Entre todas las historias de la tradición local que me narra, me quedo con esta: Bellini, aunque napolitano, pasó mucho tiempo en Como, y aquí compuso varias piezas, entre ellas el aria "Casta Diva" de Norma. La primera mezzo que la cantó fue una tal Giuditta Pasta, porque Bellini la había escrito para ella, que era su musa. Bellini estaba en Como y la Pasta residía en la otra punta del lago. Pues bien, cuenta la leyenda que los gorgoritos de la diva, casta o chi lo sa, le llegaban al compositor por las noches, traídos por la brisa, desde tan lejos... Paréceme a mí que eso debió de acontecer en el momento en que esta señora tuvo el infortunio de que una vaca le pisara con su pezuña en el dedo gordo del pie... (pero qué mala soy.)
Por cierto que Litz también pasó tiempo en el lago de Como, y bien aprovechado, porque en Bellagio nació su hija Cósima, que con el tiempo se casaría con Wagner y crearía el Festival de Bayreuth.

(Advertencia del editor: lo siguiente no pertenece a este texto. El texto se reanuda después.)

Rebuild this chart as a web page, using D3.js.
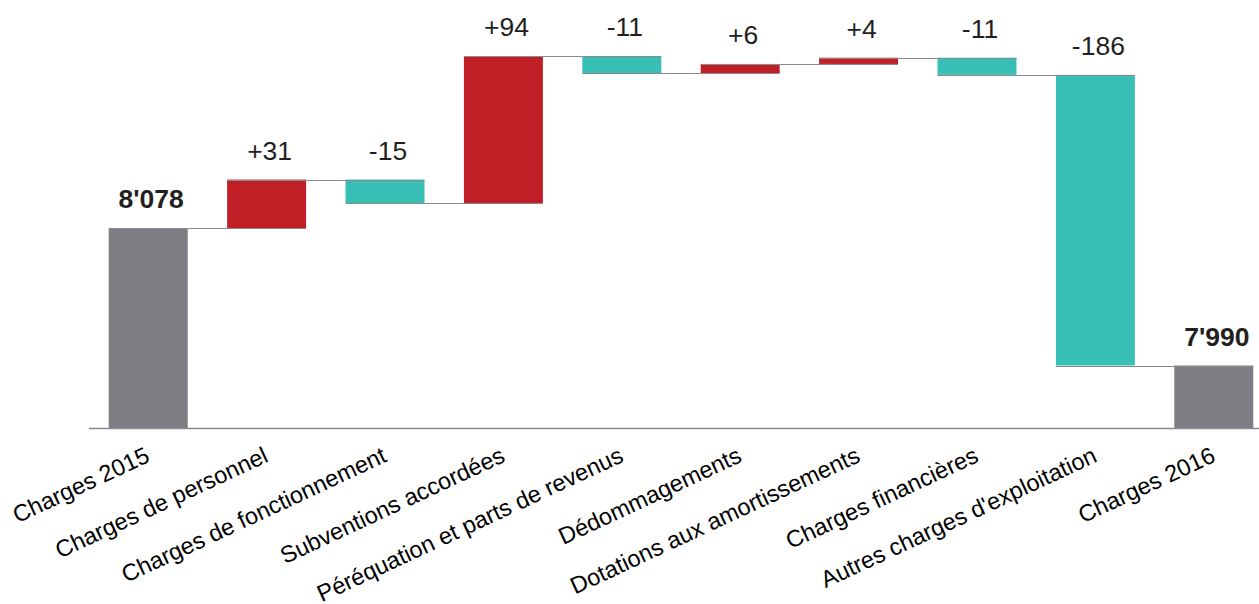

- En la estación de Monza, hago un pipí de fiado. El encargado de los servicios me deja entrar (me debe ver el hombre muy apurada) aunque no llevo el euro suelto. Luego me acerco corriendo a la tienda para comprar cualquier cosa que me permita cambiar un billete. Mi tren está ya anunciado, y lo primero que agarro al vuelo es una bolsa de patatas fritas. Esas mismas patatas fritas que, una hora más tarde, intento comerme al llegar a Como, pero allí recibo muchas miradas dirigidas al envase. Para guardar el debido decoro y no ofender a nadie, meto el envase en mi bolso, de donde voy sacando las patatine una a una, cual Mary Poppins de freiduría. Pero me siguen mirando. Al final, me retiro a un parque y allí, a la sombra de una torre medieval, culmino mi fechoría. I have a criminal mind.